Original poster: "K. C. Herrick" <kchdlh@xxxxxxx>



Tesla list wrote:
Original poster: Steve Ward <mailto:steve.ward@xxxxxxxxx><steve.ward@xxxxxxxxx>


Hi Ken,

[snipped]

>If anyone has some ideas as to how to maintain zero-current switching
>in a simple feedback-system, I'd like to hear them!  In the interim,
>I study the problem.


Im afriad i know of no simple way to completely cure this problem. What i suggest is tracking down where the majority of the delay is entering the loop. In fact, you dont even need to run any primary current for most of this testing. Just compare the input signal vs the output signal at various stages in your circuit. Perhaps compare the delay from feedback input, to gate driver input. Then compare from gate driver input to IGBT gate voltage. Perhaps there is something simple (like unwanted capacitance, or slow diodes) that is adding a lot of delay that could be avoided. I have basically given up on achieving real ZCS for my coils, but in your case, i would definately try to improve things if possible. Ideally you would get the phase lag down to about 20 degrees, which would mean you are hard switching about 1/3 of the peak current, max.
Yes, I'm going to start doing that tomorrow. But intuitively I feel that all one can do is minimize the delay--given the simple feedback scheme employed: the great big oscillator is just going to switch when it "wants" to, and that's that.

But perhaps that intuition is not so hot: I'm going to try some phase-shifting in the H-bridge simulation ckt I've just run; much easier than messing with the hdw!

I'm going to want to run some primary current so as to swamp out the pilot oscillator. That's no problem @ low input.

>Steve W., to answer your other questions:  1.  The max. input voltage
>will be ~twice the peak out of the variac, which is connected to go
>to ~140 V rms.  That yields ~390 V across the H-bridge.  I do
>incorporate a cycle-by-cycle over-current protection circuit that
>seems to work OK, but I have not set it yet (via a pot).


You are using 1200V devices, use that to your advantage! I would rather suggest applying 280VAC with a V-doubler. To keep the peak primary current in check, just use less drive cycles (4-16 cycles as i mentioned, though i only needed 7 cycles to generate the 12 foot sparks).
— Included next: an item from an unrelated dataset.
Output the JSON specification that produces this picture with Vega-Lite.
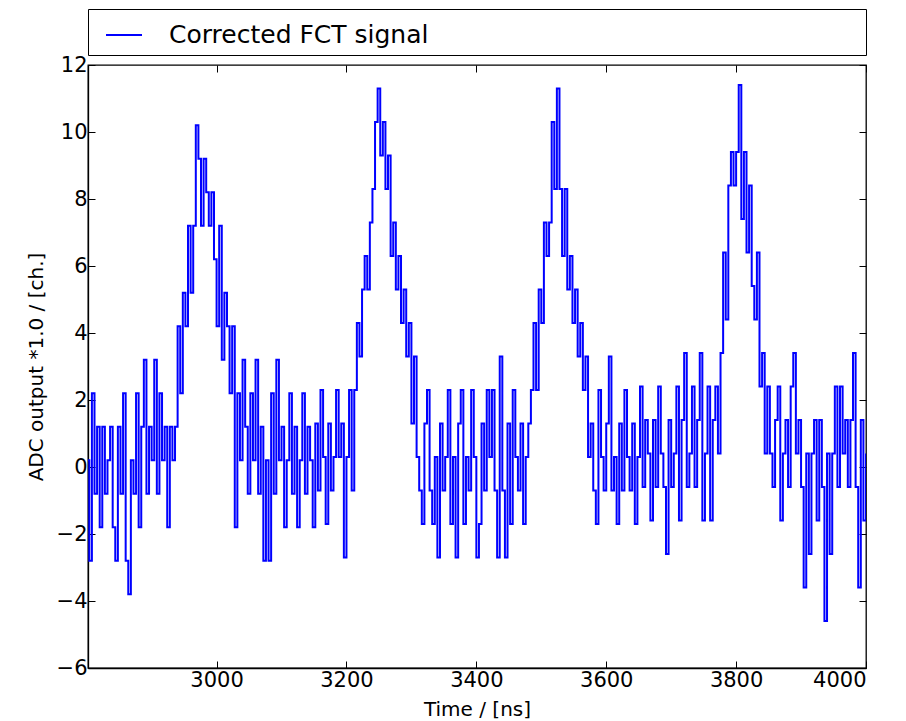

This would be much better than running half the input voltage at twice the current.

Good point; I'll have to look into that.


>2.  The feedback input signal is the output of my 2nd current
>transformer (following the 1 ohm resistor I've mentioned) clamped by
>4 diodes in series--parallel.  In other words, a ~2.8 V p-p square
>wave.  Paralleling those diodes is a 50 ohm resistor and that whole
>network refers to signal ground.


Question: why the extra 1:1 transformer? It is possibly adding un-wanted delay, check it out and see.

I will check that. The xtra xfmr is so I can bridge-rectify the voltage across the series 1 ohm resistor & then use that for over-current sensing, referring to logic ground. The 1:1 output is also referred to logic gnd but I can't so refer both at once w/out the xtra xfmr.



 > The capacitor of a
>Schmitt-trigger-gate oscillator connects to the "top" of that network
>rather than to ground, so that the oscillator provides my "pilot
>oscillator" signal with no spark but the feedback-signal takes over
>as soon as the primary starts to draw current, turning the oscillator
>into merely an amplifier for the duration of the spark event.  That
>seems to work seemlessly.


Could this capacitive coupling result in a phase shift of your feedback input?
[snipped]

>
>Steve
Yes, I'll check that. But I think it is providing a lead, if anything, rather than a lag so perhaps there's room for tweaking there. Have to experiment with it.